§ Aim:
Print the listing from its top line through the line containing "(0,0) rectangle (830,465);", nothing more, and leave out the pictures.
— START OF Task data —
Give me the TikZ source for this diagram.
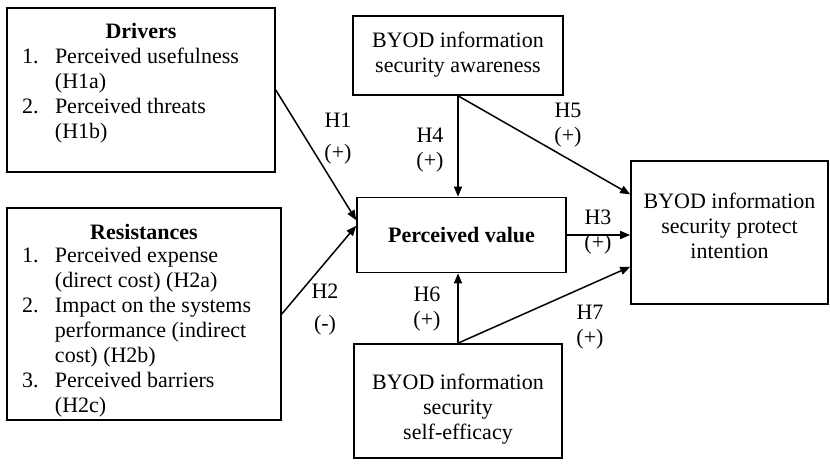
\documentclass[tikz,border=0pt]{standalone}
\usepackage{fontspec}
\setmainfont{Liberation Serif}
\usepackage{array}
\usetikzlibrary{arrows.meta}

\tikzset{
    caixa/.style={draw, line width=0.8pt, inner sep=0pt, align=center,
        font=\fontsize{11}{12.5}\selectfont},
    seta/.style={-{Triangle[length=5pt,width=4pt]}, line width=0.75pt},
    rotulo/.style={align=center, inner sep=0pt,
        font=\fontsize{11}{12.5}\selectfont}
}

\begin{document}
\begin{tikzpicture}[x=0.5pt,y=-0.5pt]
        \useasboundingbox (0,0) rectangle (830,465);

        % blocos da esquerda
        \node[caixa, minimum width=134pt, minimum height=82pt] (drivers) at (141,90) {%
            \begin{tabular}{@{}p{16.5pt}@{}p{102.5pt}@{}}
                \multicolumn{2}{@{}c@{}}{\textbf{Drivers}}\\
                1. & Perceived usefulness\\
                   & (H1a)\\
                2. & Perceived threats\\
                   & (H1b)\\
                   & \\[-6.25pt]
            \end{tabular}};
        \node[caixa, minimum width=137pt, minimum height=106pt] (resist) at (144,314) {%
            \begin{tabular}{@{}p{16.5pt}@{}p{105.5pt}@{}}
                \multicolumn{2}{@{}c@{}}{}\\[-6pt]
                \multicolumn{2}{@{}c@{}}{\textbf{Resistances}}\\[-1pt]
                1. & Perceived expense\\
                   & (direct cost) (H2a)\\
                2. & Impact on the systems\\
                   & performance (indirect\\
                   & cost) (H2b)\\
                3. & Perceived barriers\\
                   & (H2c)\\
            \end{tabular}};

        % blocos do meio e da direita
        \node[caixa, minimum width=105pt, minimum height=39.5pt] (aware) at (458,55.5)
            {BYOD information\\security awareness\\[-9.5pt]\mbox{}};
        \node[caixa, minimum width=104.5pt, minimum height=37.5pt] (pv) at (461.5,235)
            {\textbf{Perceived value}};
        \node[caixa, minimum width=104pt, minimum height=57pt] (self) at (458,401) {%
            \begin{tabular}{@{}c@{}}
                \\[-4.5pt]
                BYOD information\\
                security\\
                self-efficacy
            \end{tabular}};
        \node[caixa, minimum width=98.5pt, minimum height=71.5pt] (intent) at (729.5,232.5)
            {BYOD information\\security protect\\intention\\[-6pt]\mbox{}};

        % setas
        \draw[seta] (drivers.east) -- (pv.172);
        \draw[seta] (resist.east) -- (pv.175);
        \draw[seta] (aware.south) -- (aware.south |- pv.north);
        \draw[seta] (aware.south) -- (intent.159);
        \draw[seta] (pv.east) -- (pv.east -| intent.west);
        \draw[seta] (self.north) -- (self.north |- pv.south);
        \draw[seta] (self.north) -- (intent.199);

        % hipoteses
        \foreach \nome/\px/\py/\hip/\sinal/\esp in {
            h1/338/139/H1/+/3.5pt,
            h2/325/310/H2/-/3.5pt,
            h3/598/232.5/H3/+/0pt,
            h4/430/150/H4/+/0pt,
            h5/568/125.5/H5/+/0pt,
            h6/427/309.5/H6/+/0pt,
            h7/590/327.5/H7/+/0pt
        }{
            \node[rotulo] (\nome) at (\px,\py) {\hip\\[\esp](\sinal)};
        }
    \end{tikzpicture}
\end{document}
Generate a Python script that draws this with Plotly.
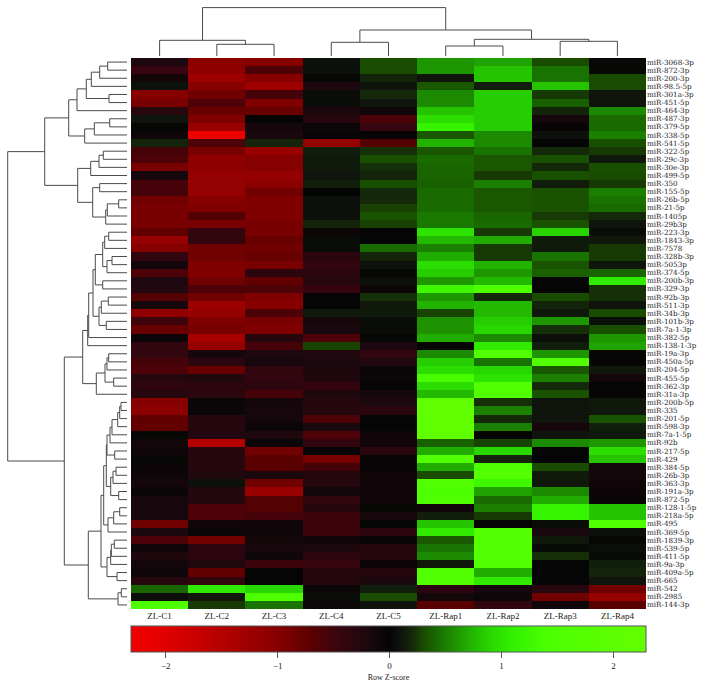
import plotly.graph_objects as go

W, H = 703, 688

columns = ["ZL-C1", "ZL-C2", "ZL-C3", "ZL-C4", "ZL-C5", "ZL-Rap1", "ZL-Rap2", "ZL-Rap3", "ZL-Rap4"]

rows = ["miR-3068-3p", "miR-872-3p", "miR-200-3p", "miR-98.5-5p", "miR-301a-3p", "miR-451-5p", "miR-464-3p",
        "miR-487-3p", "miR-379-5p", "miR-338-5p", "miR-541-5p", "miR-322-5p", "miR-29c-3p", "miR-30e-3p",
        "miR-499-5p", "miR-350", "miR-155-5p", "miR-26b-5p", "miR-21-5p", "miR-1405p", "miR-29b3p", "miR-223-3p",
        "miR-1843-3p", "miR-7578", "miR-328b-3p", "miR-5053p", "miR-374-5p", "miR-200b-3p", "miR-329-3p",
        "miR-92b-3p", "miR-511-3p", "miR-34b-3p", "miR-101b-3p", "miR-7a-1-3p", "miR-382-5p", "miR-138-1-3p",
        "miR-19a-3p", "miR-450a-5p", "miR-204-5p", "miR-455-5p", "miR-362-3p", "miR-31a-3p", "miR-200b-5p",
        "miR-335", "miR-201-5p", "miR-598-3p", "miR-7a-1-5p", "miR-92b", "miR-217-5p", "miR-429", "miR-384-5p",
        "miR-26b-3p", "miR-363-3p", "miR-191a-3p", "miR-872-5p", "miR-128-1-5p", "miR-218a-5p", "miR-495",
        "miR-369-5p", "miR-1839-3p", "miR-539-5p", "miR-411-5p", "miR-9a-3p", "miR-409a-5p", "miR-665", "miR-542",
        "miR-2985", "miR-144-3p"]

zscores = [
    [-0.2, -1.05, -1.0, 0.08, 0.3, 0.6, 0.65, 0.3, 0.03],
    [-0.45, -1.1, -0.6, 0.08, 0.3, 0.6, 0.8, 0.45, 0.03],
    [-0.12, -1.25, -1.0, 0.02, 0.18, 0.1, 0.8, 0.45, 0.3],
    [0.08, -1.0, -1.25, -0.2, 0.1, 0.35, 0.15, 0.8, 0.3],
    [-1.0, -0.85, -0.55, 0.05, 0.2, 0.55, 0.85, 0.25, 0.1],
    [-0.9, -0.6, -0.95, 0.05, 0.1, 0.55, 0.85, 0.38, 0.1],
    [-0.3, -0.8, -0.8, -0.2, -0.1, 0.8, 0.85, 0.18, 0.55],
    [0.1, -0.95, 0.0, -0.3, -0.6, 0.95, 0.85, -0.15, 0.42],
    [0.02, -1.2, -0.15, -0.07, -0.45, 1.15, 0.85, -0.02, 0.42],
    [-0.08, -2.25, -0.17, -0.03, -0.02, 0.35, 0.55, 0.08, 0.5],
    [0.18, -0.6, 0.18, -1.15, -0.65, 0.72, 0.55, 0.0, 0.32],
    [-0.55, -0.9, -1.2, 0.15, 0.22, 0.35, 0.45, 0.2, 0.25],
    [-0.6, -1.1, -1.0, 0.13, 0.32, 0.42, 0.35, 0.32, 0.12],
    [-0.9, -1.05, -1.0, 0.13, 0.22, 0.4, 0.35, 0.2, 0.32],
    [-0.15, -1.15, -1.15, 0.1, 0.18, 0.4, 0.25, 0.32, 0.3],
    [-0.55, -1.15, -1.05, 0.15, 0.32, 0.38, 0.5, 0.14, 0.25],
    [-0.55, -1.15, -0.85, 0.0, 0.2, 0.42, 0.35, 0.33, 0.5],
    [-0.85, -1.0, -0.95, 0.08, 0.2, 0.42, 0.35, 0.33, 0.45],
    [-0.9, -0.95, -0.95, 0.07, 0.27, 0.42, 0.35, 0.33, 0.42],
    [-0.9, -0.65, -0.95, 0.08, 0.33, 0.48, 0.4, 0.25, 0.2],
    [-0.9, -0.9, -0.9, 0.18, 0.27, 0.48, 0.42, 0.33, 0.1],
    [-0.75, -0.4, -0.9, -0.08, 0.0, 1.0, 0.25, 0.88, 0.05],
    [-1.15, -0.4, -0.8, 0.05, 0.0, 0.75, 0.7, 0.13, 0.12],
    [-1.0, -0.85, -0.85, 0.05, 0.42, 0.5, 0.25, 0.13, 0.25],
    [-0.4, -0.85, -0.8, -0.35, 0.18, 0.7, 0.25, 0.45, 0.25],
    [-0.13, -0.95, -0.9, -0.4, 0.08, 0.95, 0.72, 0.33, 0.1],
    [-0.6, -0.95, -0.35, -0.35, 0.02, 0.85, 0.6, 0.38, 0.4],
    [-0.2, -0.85, -0.75, -0.3, 0.07, 0.6, 0.75, 0.0, 1.05],
    [-0.25, -0.6, -0.6, -0.45, -0.08, 1.25, 1.5, 0.0, 0.22],
    [-0.65, -0.85, -0.95, 0.0, 0.22, 0.6, 0.2, 0.3, 0.22],
    [-0.15, -1.25, -1.0, 0.0, 0.12, 0.72, 0.75, 0.18, 0.1],
    [-1.1, -1.15, -0.6, 0.13, 0.13, 0.28, 0.75, 0.12, 0.3],
    [-0.5, -0.95, -0.9, -0.12, 0.05, 0.58, 0.85, 0.6, 0.07],
    [-0.8, -0.9, -0.95, -0.17, 0.05, 0.58, 0.9, 0.22, 0.32],
    [-0.07, -1.35, -0.3, -0.6, 0.02, 0.7, 0.55, 0.07, 0.6],
    [-0.4, -1.15, -0.55, 0.28, -0.2, 0.0, 1.05, 0.15, 0.65],
    [-0.4, -0.15, -0.2, -0.25, -0.4, 0.55, 1.6, 0.6, 0.0],
    [-0.55, -0.35, -0.15, -0.2, -0.25, 0.85, 0.45, 1.6, 0.0],
    [-0.6, -0.8, -0.4, -0.22, -0.05, 0.95, 0.9, 0.35, 0.12],
    [-0.3, -0.25, -0.4, -0.25, -0.05, 1.35, 1.0, 0.5, -0.12],
    [-0.38, -0.35, -0.35, -0.42, 0.0, 0.95, 1.6, 0.2, 0.0],
    [-0.28, -0.35, -0.55, -0.22, -0.15, 0.75, 1.6, 0.33, 0.0],
    [-1.0, -0.05, -0.12, -0.3, -0.2, 2.1, 0.22, 0.1, 0.12],
    [-1.05, -0.05, -0.15, -0.3, -0.35, 2.1, 0.5, 0.1, 0.12],
    [-0.75, -0.3, -0.15, -0.6, 0.0, 2.1, 0.2, 0.1, 0.33],
    [-0.75, -0.3, -0.07, -0.17, 0.0, 2.1, 0.5, -0.15, 0.15],
    [0.02, -0.25, -0.22, -0.6, -0.1, 2.1, 0.0, 0.1, 0.12],
    [-0.12, -1.5, -0.05, -0.4, -0.1, 0.38, 0.28, 0.55, 0.6],
    [-0.1, -0.3, -0.85, -0.03, -0.35, 0.7, 0.9, 0.0, 0.95],
    [0.02, -0.3, -0.7, -0.9, -0.02, 1.6, 0.18, 0.0, 0.8],
    [-0.06, -0.3, -0.7, -0.55, -0.02, 0.7, 1.5, 0.3, -0.13],
    [-0.06, -0.25, -0.18, -0.3, -0.1, 0.3, 1.7, 0.13, -0.13],
    [-0.15, 0.08, -0.85, -0.3, -0.1, 1.6, 1.25, 0.12, -0.1],
    [-0.05, -0.28, -1.2, -0.13, -0.1, 1.4, 0.65, 0.55, -0.06],
    [-0.15, -0.28, -0.65, -0.4, -0.1, 1.5, 0.42, 0.7, -0.02],
    [-0.15, -0.6, -0.65, -0.3, 0.03, -0.1, 0.5, 1.15, 0.8],
    [-0.15, -0.6, -0.55, -0.5, -0.15, 0.15, 0.25, 1.15, 0.8],
    [-0.85, -0.1, -0.1, -0.5, 0.0, 0.8, 0.0, 0.05, 1.5],
    [-0.2, -0.05, -0.08, -0.5, -0.35, 1.05, 1.7, -0.17, 0.07],
    [-0.6, -0.85, -0.12, -0.1, -0.03, 0.35, 1.7, 0.12, 0.02],
    [-0.1, -0.35, -0.15, -0.2, -0.3, 0.45, 1.7, 0.04, 0.06],
    [-0.22, -0.35, -0.08, -0.35, -0.3, 0.55, 1.7, 0.22, 0.04],
    [-0.13, -0.25, -0.5, -0.45, -0.07, 0.12, 1.6, 0.0, 0.15],
    [-0.08, -0.75, 0.0, -0.3, -0.3, 1.6, 0.7, -0.01, 0.18],
    [-0.3, -0.4, 0.0, -0.3, -0.17, 1.6, 1.05, -0.01, 0.1],
    [0.4, 1.05, 0.9, -0.07, 0.15, -0.35, -0.15, -0.3, -0.85],
    [0.06, 0.12, 1.5, 0.05, 0.3, -0.12, -0.08, -0.85, -1.15],
    [1.5, 0.25, 0.45, -0.05, 0.1, -0.7, -0.4, -0.08, -0.7],
]

# Dendrograms: (merge height, left branch, right branch); an int is a leaf index.
column_tree = (48.4,
               (15.7, 0, (11.7, 1, 2)),
               (26.0, (13.7, 3, 4),
                (16.7, (10.0, 5, 6), (14.7, 7, 8))))

rows_a = (50.0, (40.7, (35.7, (27.3, (19.3, 0, 1), 2), 3), (18.0, 4, 5)), 6)
rows_b = (42.3, (32.7, (17.3, 7, 8), 9), 10)
rows_c = (49.3, (36.3, (28.0, (23.7, 11, 12), 13), 14),
          (34.3, (27.3, 15, 16), (21.3, (19.7, (8.3, 17, 18), 19), 20)))
rows_e1 = (34.0, (31.7, (24.3, (22.3, (18.3, 21, 22), 23), (20.0, (15.0, 24, 25), 26)), (24.3, 27, 28)),
           (28.0, (25.7, (18.7, 29, 30), 31), (20.7, 32, 33)))
rows_e = (44.3, (39.3, (38.3, rows_e1, 34), 35),
          (30.7, (22.0, (20.0, (18.3, 36, 37), 38), (13.3, 39, 40)), 41))
rows_j = (20.0, (17.0, (15.0, (9.3, (7.3, (6.0, 42, 43), 44), 45), 46), 47), (12.3, 48, 49))
rows_k = (16.3, (14.0, (11.0, 50, 51), 52), (8.3, 53, 54))
rows_l = (19.0, (13.3, (7.3, 55, 56), 57), 58)
rows_m = (20.0, (16.3, (15.7, (12.7, 59, 60), 61), 62), (10.0, 63, 64))
rows_h = (26.0, (23.3, (20.7, rows_j, rows_k), rows_l), rows_m)
rows_i = (9.0, (5.7, 65, 66), 67)
row_tree = (119.3,
            (82.3, (58.3, (rows_a), (rows_b)), rows_c),
            (62.7, rows_e, (38.7, rows_h, rows_i)))

colorscale_stops = [-2.31, -2, -1, -0.7, -0.45, -0.2, 0, 0.1, 0.2, 0.3, 0.45, 0.6, 0.75, 0.9, 1.1, 1.4, 2.29]
colorscale_cols = ["rgb(240,0,0)", "rgb(225,0,0)", "rgb(135,0,0)", "rgb(90,0,0)", "rgb(55,5,15)", "rgb(28,8,14)",
                   "rgb(5,5,5)", "rgb(15,20,12)", "rgb(20,40,10)", "rgb(25,75,0)", "rgb(25,115,0)", "rgb(30,150,0)",
                   "rgb(35,185,0)", "rgb(40,215,0)", "rgb(50,240,0)", "rgb(75,255,0)", "rgb(100,255,0)"]
zmin, zmax = -2.31, 2.29
colorbar_ticks = [-2, -1, 0, 1, 2]
colorbar_ticktext = ["\u22122", "\u22121", "0", "1", "2"]


def walk(node, segs):
    """Return (leaf position, height) of a node, adding its bracket to segs."""
    if isinstance(node, int):
        return node, 0.0
    h, left, right = node
    pl, hl = walk(left, segs)
    pr, hr = walk(right, segs)
    segs.append(((pl, hl), (pl, h), (pr, h), (pr, hr)))
    return (pl + pr) / 2, h


SERIF = "Liberation Serif"
LINE = "#4a4a4a"
TEXT = "#222222"

hm_left, hm_right, hm_top, hm_bottom = 131, 646, 58, 609

fig = go.Figure()

fig.add_trace(go.Heatmap(
    z=zscores, x=list(range(len(columns))), y=list(range(len(rows))),
    colorscale=[[(s - zmin) / (zmax - zmin), c] for s, c in zip(colorscale_stops, colorscale_cols)],
    zmin=zmin, zmax=zmax, hoverongaps=False,
    colorbar=dict(
        orientation="h", lenmode="pixels", len=hm_right - hm_left, thicknessmode="pixels", thickness=26,
        x=hm_left / W, xanchor="left", y=1 - 626 / H, yanchor="top", xpad=0, ypad=0,
        outlinecolor="#555555", outlinewidth=1,
        tickmode="array", tickvals=colorbar_ticks, ticktext=colorbar_ticktext,
        ticks="outside", ticklen=6, tickcolor="#555555", tickwidth=1,
        tickfont=dict(family=SERIF, size=9, color=TEXT),
        title=dict(text="Row Z-score", side="bottom", font=dict(family=SERIF, size=8, color=TEXT)),
    ),
))

segs_top = []
walk(column_tree, segs_top)
xs, ys = [], []
for s in segs_top:
    xs += [p[0] for p in s] + [None]
    ys += [p[1] for p in s] + [None]
fig.add_trace(go.Scatter(x=xs, y=ys, mode="lines", xaxis="x2", yaxis="y2",
                         line=dict(color=LINE, width=1), hoverinfo="skip", showlegend=False))

segs_left = []
walk(row_tree, segs_left)
xs, ys = [], []
for s in segs_left:
    xs += [p[1] for p in s] + [None]
    ys += [p[0] for p in s] + [None]
fig.add_trace(go.Scatter(x=xs, y=ys, mode="lines", xaxis="x3", yaxis="y3",
                         line=dict(color=LINE, width=1), hoverinfo="skip", showlegend=False))

x_range = [-0.5, len(columns) - 0.5]
y_range = [len(rows) - 0.5, -0.5]
fig.update_layout(
    width=W, height=H, autosize=False, margin=dict(l=0, r=0, t=0, b=0),
    paper_bgcolor="white", plot_bgcolor="white", showlegend=False,
    xaxis=dict(domain=[hm_left / W, hm_right / W], range=x_range, tickmode="array",
               tickvals=list(range(len(columns))), ticktext=columns, ticks="", showgrid=False, zeroline=False,
               tickfont=dict(family=SERIF, size=9, color=TEXT), ticklen=0),
    yaxis=dict(domain=[1 - hm_bottom / H, 1 - hm_top / H], range=y_range, side="right", tickmode="array",
               tickvals=list(range(len(rows))), ticktext=rows, ticks="", showgrid=False, zeroline=False,
               tickfont=dict(family="DejaVu Serif", size=7.2, color=TEXT), ticklen=0, automargin=False),
    xaxis2=dict(domain=[hm_left / W, hm_right / W], range=x_range, visible=False, anchor="y2"),
    yaxis2=dict(domain=[1 - 56 / H, 1], range=[0, 56], visible=False, anchor="x2"),
    xaxis3=dict(domain=[0, 127 / W], range=[127, 0], visible=False, anchor="y3"),
    yaxis3=dict(domain=[1 - hm_bottom / H, 1 - hm_top / H], range=y_range, visible=False, anchor="x3"),
)

fig.write_html("out.html", config={"displayModeBar": False},
               post_script="document.body.style.margin='0';document.documentElement.style.overflow='hidden';")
— END OF Task data —
§ Answer to this problem:
Give me the TikZ source for this diagram.
\documentclass[tikz,border=0pt]{standalone}
\usepackage{fontspec}
\setmainfont{Liberation Serif}
\usepackage{array}
\usetikzlibrary{arrows.meta}

\tikzset{
    caixa/.style={draw, line width=0.8pt, inner sep=0pt, align=center,
        font=\fontsize{11}{12.5}\selectfont},
    seta/.style={-{Triangle[length=5pt,width=4pt]}, line width=0.75pt},
    rotulo/.style={align=center, inner sep=0pt,
        font=\fontsize{11}{12.5}\selectfont}
}

\begin{document}
\begin{tikzpicture}[x=0.5pt,y=-0.5pt]
        \useasboundingbox (0,0) rectangle (830,465);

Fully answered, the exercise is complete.